▸ **SOURCE EXCERPT**
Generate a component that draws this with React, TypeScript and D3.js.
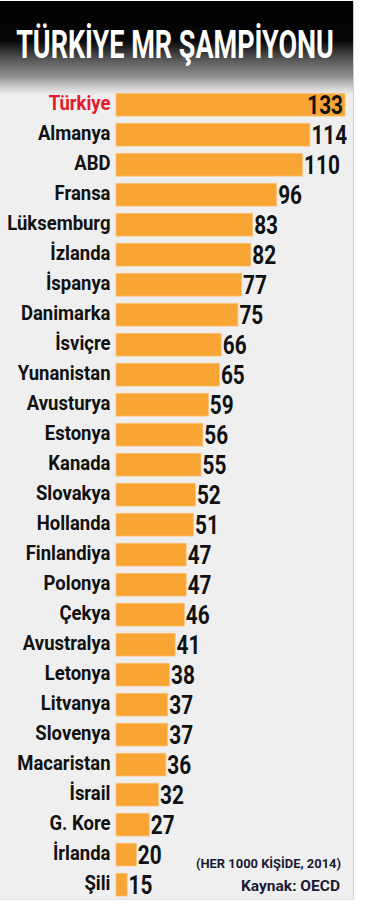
import React from "react";
import * as d3 from "d3";

const countries = [
  "Türkiye", "Almanya", "ABD", "Fransa", "Lüksemburg", "İzlanda", "İspanya",
  "Danimarka", "İsviçre", "Yunanistan", "Avusturya", "Estonya", "Kanada",
  "Slovakya", "Hollanda", "Finlandiya", "Polonya", "Çekya", "Avustralya",
  "Letonya", "Litvanya", "Slovenya", "Macaristan", "İsrail", "G. Kore",
  "İrlanda", "Şili",
];
const values = [
  133, 114, 110, 96, 83, 82, 77, 75, 66, 65, 59, 56, 55, 52, 51, 47, 47, 46,
  41, 38, 37, 37, 36, 32, 27, 20, 15,
];
const highlight = ["Türkiye"];
const title = "TÜRKİYE MR ŞAMPİYONU";
const unitNote = "(HER 1000 KİŞİDE, 2014)";
const sourceNote = "Kaynak: OECD";

const W = 365;
const H = 906;
const FONT = "Roboto, 'Noto Sans', 'DejaVu Sans', sans-serif";

export default function App() {
  const x = d3.scaleLinear().domain([9, 133]).range([116, 345]);
  const y = d3
    .scaleBand<string>()
    .domain(countries)
    .range([93.3, 896])
    .paddingInner(0.24)
    .paddingOuter(0);
  const bw = y.bandwidth();
  const maxV = d3.max(values) as number;

  return (
    <svg
      width={W}
      height={H}
      style={{ position: "absolute", left: 0, top: 0, background: "#fff" }}
    >
      <defs>
        <linearGradient id="hdr" x1="0" y1="0" x2="0" y2="1">
          <stop offset="0" stopColor="#000" />
          <stop offset="0.42" stopColor="#060606" />
          <stop offset="0.63" stopColor="#5a5a5a" />
          <stop offset="0.8" stopColor="#8e8e8e" />
          <stop offset="0.92" stopColor="#cfcfcf" />
          <stop offset="1" stopColor="#efefef" />
        </linearGradient>
      </defs>
      <rect x={0} y={1} width={353} height={898} fill="#efefef" />
      <rect x={0} y={1} width={353} height={94} fill="url(#hdr)" />
      <line x1={353.5} x2={353.5} y1={1} y2={899} stroke="#cfcfcf" />
      <line x1={0} x2={353.5} y1={899.5} y2={899.5} stroke="#e2e2e2" />
      <text
        transform="translate(175,57.5) scale(0.9,1.27)"
        textAnchor="middle"
        fill="#fff"
        fontFamily={FONT}
        fontWeight={700}
        fontSize={30}
      >
        {title}
      </text>

      {countries.map((c, i) => {
        const v = values[i];
        const y0 = y(c) as number;
        const cy = y0 + bw / 2;
        const xe = x(v);
        const inside = v === maxV;
        return (
          <g key={c}>
            <rect
              x={x(9)}
              y={y0}
              width={xe - x(9)}
              height={bw}
              fill="#F8A534"
              stroke="#fbc27a"
              strokeWidth={0.8}
            />
            <text
              transform={`translate(110.5,${cy + 5.5}) scale(0.88,1)`}
              textAnchor="end"
              fontFamily={FONT}
              fontWeight={700}
              fontSize={21}
              fill={highlight.includes(c) ? "#e31b2b" : "#111"}
            >
              {c}
            </text>
            <text
              transform={`translate(${inside ? xe - 2 : xe + 1.5},${
                cy + 9.5
              }) scale(0.8,1)`}
              textAnchor={inside ? "end" : "start"}
              fontFamily={FONT}
              fontWeight={700}
              fontSize={26}
              fill="#111"
            >
              {v}
            </text>
          </g>
        );
      })}

      <text
        x={341}
        y={867.5}
        textAnchor="end"
        fontFamily={FONT}
        fontWeight={700}
        fontSize={12.5}
        fill="#1a1a33"
        textLength={145}
        lengthAdjust="spacingAndGlyphs"
      >
        {unitNote}
      </text>
      <text
        x={340}
        y={891}
        textAnchor="end"
        fontFamily={FONT}
        fontWeight={700}
        fontSize={15}
        fill="#1a1a33"
        textLength={99}
        lengthAdjust="spacingAndGlyphs"
      >
        {sourceNote}
      </text>
    </svg>
  );
}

▸ **INSTRUCTIONS TO FOLLOW**
Copy all lines of the listing above that contain the string "React".

▸ **TASK RESPONSE**
Generate a component that draws this with React, TypeScript and D3.js.
import React from "react";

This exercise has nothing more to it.